Friday, October 18, 2019

Cursive Words

I think we all want to protect our kids, to teach them right from wrong and hope our lessons stick. We lead by example. We monitor what they watch or how much they watch it. We hover and direct and guide and nourish. But there’s only so much we can do, right?

As a first grader, my kid is learning all sorts of new tricks. He’s reading on a high-level, doing his homework and even writing his own books. He’s hoping to have a book published on the same day mine is set to be published. That way we can celebrate together.

His behavior is … well, tricky. Mostly he’s fine. He throws the occasional fit and has the occasional bad day at school. Sometimes he'll ask me about a movie he’s hearing about on the playground. Apparently some of these first-graders are watching Chucky or It or at least pretending to have watched them. 

He’s also finding out all sorts of new “cursive words” as they’re called in our house. Words like jerk or suck or his favorite saying, Shut your piehole.

Yeah, I know. I shouldn’t let him go around talking like that. And I don't. I mean, it’s rude and disrespectful and he knows that. Yet, part of me goes all warm in the chest, thinking how well I'm doing. I mean, cursive words. How cute, right?  

Fast forward. He's in school. In class, sitting on the carpet as the kids are doing some sort of group activity. The teacher is well, teaching, while my son, by his own admission, isn’t exactly paying attention (say what you will about him but he is honest). 

From what he’s told me, here’s what happened:

My kid leaned over to his friend, a friend we’ll call Bryan. My kid said, “Hey, want to hear the naughtiest word in the world?”

Bryan nodded, because of course he did. I imagine his lips curling into a sly grin, eyes gleaming at the opportunity to add to his arsenal. My kid took a quick, not-so-discreet peek around, then unleashed his filth. 

“Shut your piehole.”

I imagine my kid was awfully proud of himself, having acquired such a filthy vernacular at such a young age. Yep, I expect he sat back, thinking, Taught you something there, didn’t I?

At least until Bryan, without missing a beat, deadpanned, “No it’s not, it’s mother f****er.”

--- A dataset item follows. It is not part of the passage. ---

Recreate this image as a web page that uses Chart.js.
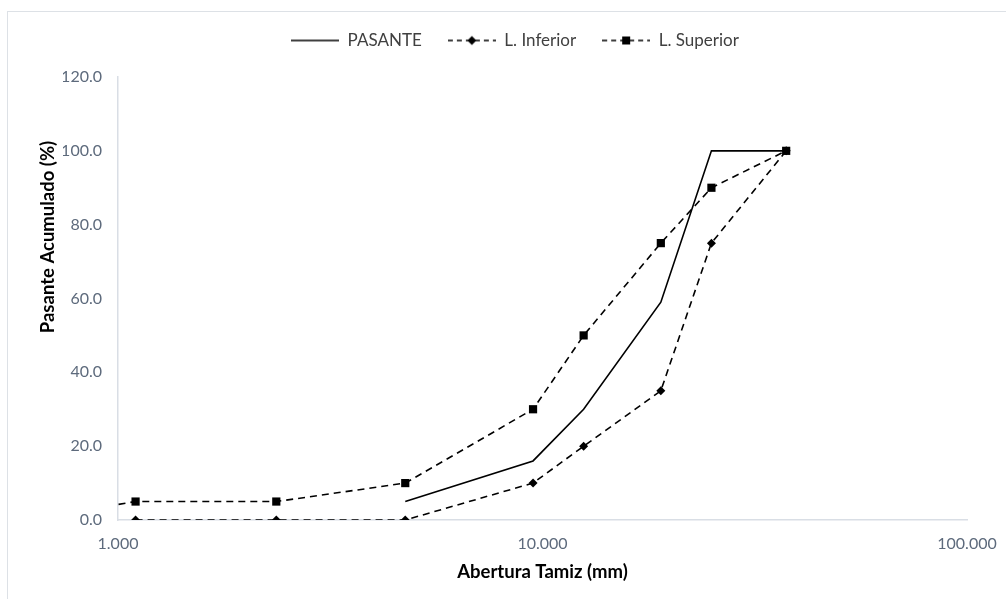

Yeah. I know, right? I would've laughed if I wasn't watching my only kid’s innocence drift off into the sky like a runaway kite.

When he recounted this story to me, he must have seen my eyes bug out of my head. I tried to recover, but, I mean how?

Eventually we got things squared away. He knows the word but doesn't use it, (although he does tell me when he's thinking about "Bryan's word"). It's the nuclear option, something we don’t say in our house. We’re good, so I thought, until he approached me the other day, stumped while writing a scene, pondering his artistic liberties.  

He tapped the pen to his cheek. “Dad, I have some real naughty ghosts in this story. Can they use that word, the one Bryan—”

“No. Nope. No, not doing that.”

Hey, I could've told him to shut his piehole.